In China’s rural west, embedded in the crumpled mountain range that rises up to the Tibetan plateau, is a small town called Baoxing. Here, daily life is dominated by the mining industry. Rusty trucks bring in vast hunks of raw marble, freshly hewn from the surrounding mountains. Factories along the roadside cut them into perfect worktop slabs destined for distant designer kitchens. A thick film of white dust coats everything, including the huge Baoxing River, which carries the dust off through a seemingly infinite series of hydro-electric dams towards the Yangtze.
This much is typical of the frenetic pace of industry across China, a country whose economy has been growing at a staggering pace for decades. But Baoxing deserves special attention, for the steep, bamboo-clad slopes above the town are part of the best-preserved panda habitat on earth. Roadside artisans reflect this, fashioning miniature pandas from small chunks of marble, stone models of the live animals that dwell in the hills. In Baoxing, two sides of China are on show: one determined to extract prosperity from the natural world and another intent on conservation even at the expense of development.

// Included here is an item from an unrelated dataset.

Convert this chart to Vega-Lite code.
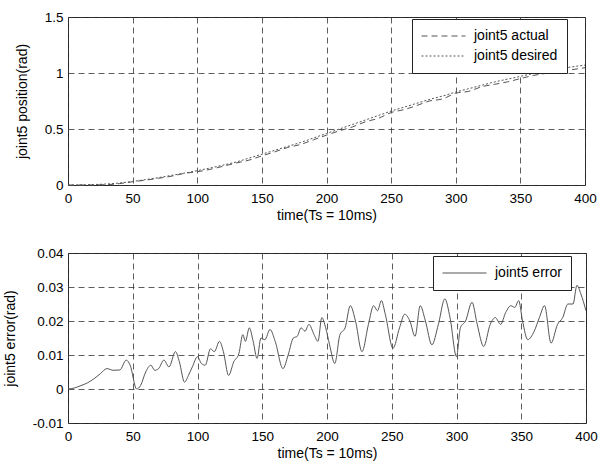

As an exclusively Chinese animal and one that has, since the 1950s, emerged as the country’s “national treasure”, the giant panda tells us much about the progress of modern China. It was through this valley, in June 1935, that the Communist Party of China’s Red Army passed on its “Long March” to escape the Chinese Nationalist party. One of the few to survive the year-long, 6,000-mile ordeal was Mao Zedong, who carried the CPC to power in 1949. Within a decade, the giant panda was well on its way to becoming a national ambassador. It was perfect for the job: rare, beautiful and, importantly for Mao, it carried no imperial baggage whatsoever.